▸ TASK TO CARRY OUT: Retype all material exactly. Pictures stay out of the copy.

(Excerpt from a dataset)
####
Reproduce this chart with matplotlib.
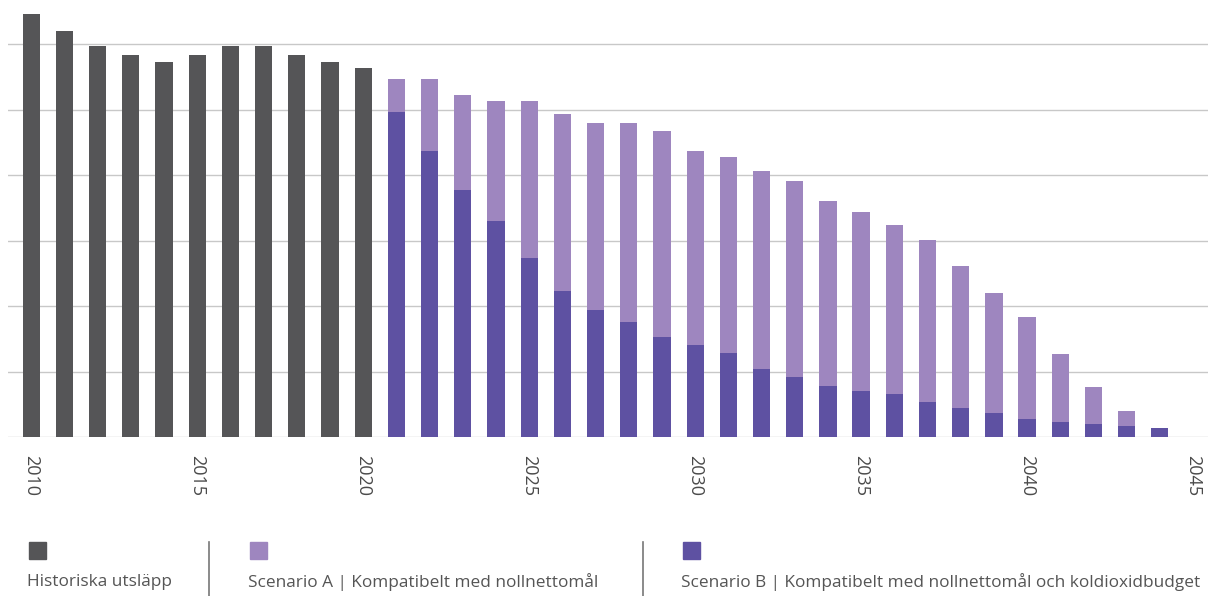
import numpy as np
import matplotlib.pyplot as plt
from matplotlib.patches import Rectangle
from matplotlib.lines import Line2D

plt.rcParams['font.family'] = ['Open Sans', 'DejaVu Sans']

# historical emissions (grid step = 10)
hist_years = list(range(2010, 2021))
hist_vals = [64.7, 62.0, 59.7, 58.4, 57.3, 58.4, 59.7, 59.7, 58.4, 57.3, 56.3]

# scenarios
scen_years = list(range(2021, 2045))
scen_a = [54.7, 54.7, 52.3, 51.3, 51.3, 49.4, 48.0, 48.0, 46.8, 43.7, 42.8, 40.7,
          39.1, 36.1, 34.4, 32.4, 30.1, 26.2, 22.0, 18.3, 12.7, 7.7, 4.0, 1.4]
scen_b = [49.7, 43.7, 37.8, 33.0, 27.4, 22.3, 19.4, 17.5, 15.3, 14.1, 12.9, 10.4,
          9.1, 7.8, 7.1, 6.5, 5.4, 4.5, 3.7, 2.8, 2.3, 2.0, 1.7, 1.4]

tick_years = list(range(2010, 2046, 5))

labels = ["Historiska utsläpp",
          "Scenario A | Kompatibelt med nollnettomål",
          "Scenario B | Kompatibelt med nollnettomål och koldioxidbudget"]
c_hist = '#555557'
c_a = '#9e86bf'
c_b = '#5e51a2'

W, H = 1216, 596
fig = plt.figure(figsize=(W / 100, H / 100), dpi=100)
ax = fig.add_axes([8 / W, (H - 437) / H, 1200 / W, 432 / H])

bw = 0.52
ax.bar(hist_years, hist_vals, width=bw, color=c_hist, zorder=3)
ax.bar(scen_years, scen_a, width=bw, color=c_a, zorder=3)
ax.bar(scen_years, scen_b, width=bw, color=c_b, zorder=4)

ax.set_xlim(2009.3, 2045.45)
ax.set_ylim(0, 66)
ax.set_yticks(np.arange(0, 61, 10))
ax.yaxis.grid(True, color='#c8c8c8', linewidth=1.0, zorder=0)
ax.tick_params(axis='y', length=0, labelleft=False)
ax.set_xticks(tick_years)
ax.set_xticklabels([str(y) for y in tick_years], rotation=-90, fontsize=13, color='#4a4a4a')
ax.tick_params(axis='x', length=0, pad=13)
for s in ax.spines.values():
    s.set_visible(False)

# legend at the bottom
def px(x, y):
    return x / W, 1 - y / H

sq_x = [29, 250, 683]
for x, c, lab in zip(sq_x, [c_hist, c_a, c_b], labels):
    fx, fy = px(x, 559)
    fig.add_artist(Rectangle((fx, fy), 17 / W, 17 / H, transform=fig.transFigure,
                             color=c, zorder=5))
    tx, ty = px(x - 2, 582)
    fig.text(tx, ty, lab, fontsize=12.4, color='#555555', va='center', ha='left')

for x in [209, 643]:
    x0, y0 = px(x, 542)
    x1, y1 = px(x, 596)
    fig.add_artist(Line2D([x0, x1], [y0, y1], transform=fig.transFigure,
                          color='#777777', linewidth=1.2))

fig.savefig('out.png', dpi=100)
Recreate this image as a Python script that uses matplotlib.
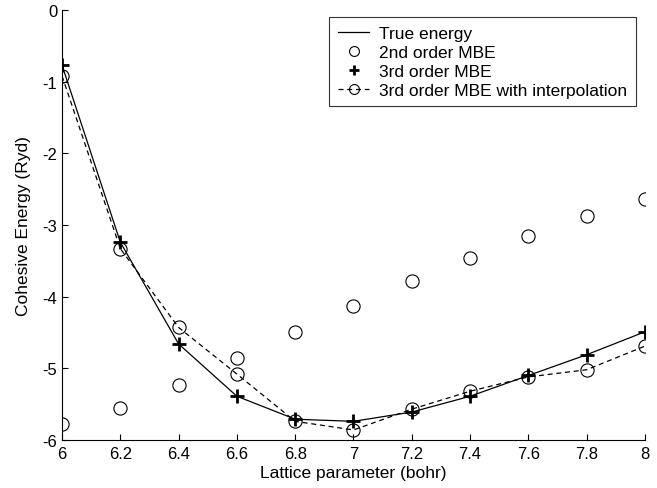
####
▸ OUTPUT BELOW:
Reproduce this chart with matplotlib.
import numpy as np
import matplotlib.pyplot as plt
from matplotlib.patches import Rectangle
from matplotlib.lines import Line2D

plt.rcParams['font.family'] = ['Open Sans', 'DejaVu Sans']

# historical emissions (grid step = 10)
hist_years = list(range(2010, 2021))
hist_vals = [64.7, 62.0, 59.7, 58.4, 57.3, 58.4, 59.7, 59.7, 58.4, 57.3, 56.3]

# scenarios
scen_years = list(range(2021, 2045))
scen_a = [54.7, 54.7, 52.3, 51.3, 51.3, 49.4, 48.0, 48.0, 46.8, 43.7, 42.8, 40.7,
          39.1, 36.1, 34.4, 32.4, 30.1, 26.2, 22.0, 18.3, 12.7, 7.7, 4.0, 1.4]
scen_b = [49.7, 43.7, 37.8, 33.0, 27.4, 22.3, 19.4, 17.5, 15.3, 14.1, 12.9, 10.4,
          9.1, 7.8, 7.1, 6.5, 5.4, 4.5, 3.7, 2.8, 2.3, 2.0, 1.7, 1.4]

tick_years = list(range(2010, 2046, 5))

labels = ["Historiska utsläpp",
          "Scenario A | Kompatibelt med nollnettomål",
          "Scenario B | Kompatibelt med nollnettomål och koldioxidbudget"]
c_hist = '#555557'
c_a = '#9e86bf'
c_b = '#5e51a2'

W, H = 1216, 596
fig = plt.figure(figsize=(W / 100, H / 100), dpi=100)
ax = fig.add_axes([8 / W, (H - 437) / H, 1200 / W, 432 / H])

bw = 0.52
ax.bar(hist_years, hist_vals, width=bw, color=c_hist, zorder=3)
ax.bar(scen_years, scen_a, width=bw, color=c_a, zorder=3)
ax.bar(scen_years, scen_b, width=bw, color=c_b, zorder=4)

ax.set_xlim(2009.3, 2045.45)
ax.set_ylim(0, 66)
ax.set_yticks(np.arange(0, 61, 10))
ax.yaxis.grid(True, color='#c8c8c8', linewidth=1.0, zorder=0)
ax.tick_params(axis='y', length=0, labelleft=False)
ax.set_xticks(tick_years)
ax.set_xticklabels([str(y) for y in tick_years], rotation=-90, fontsize=13, color='#4a4a4a')
ax.tick_params(axis='x', length=0, pad=13)
for s in ax.spines.values():
    s.set_visible(False)

# legend at the bottom
def px(x, y):
    return x / W, 1 - y / H

sq_x = [29, 250, 683]
for x, c, lab in zip(sq_x, [c_hist, c_a, c_b], labels):
    fx, fy = px(x, 559)
    fig.add_artist(Rectangle((fx, fy), 17 / W, 17 / H, transform=fig.transFigure,
                             color=c, zorder=5))
    tx, ty = px(x - 2, 582)
    fig.text(tx, ty, lab, fontsize=12.4, color='#555555', va='center', ha='left')

for x in [209, 643]:
    x0, y0 = px(x, 542)
    x1, y1 = px(x, 596)
    fig.add_artist(Line2D([x0, x1], [y0, y1], transform=fig.transFigure,
                          color='#777777', linewidth=1.2))

fig.savefig('out.png', dpi=100)
Recreate this image as a Python script that uses matplotlib.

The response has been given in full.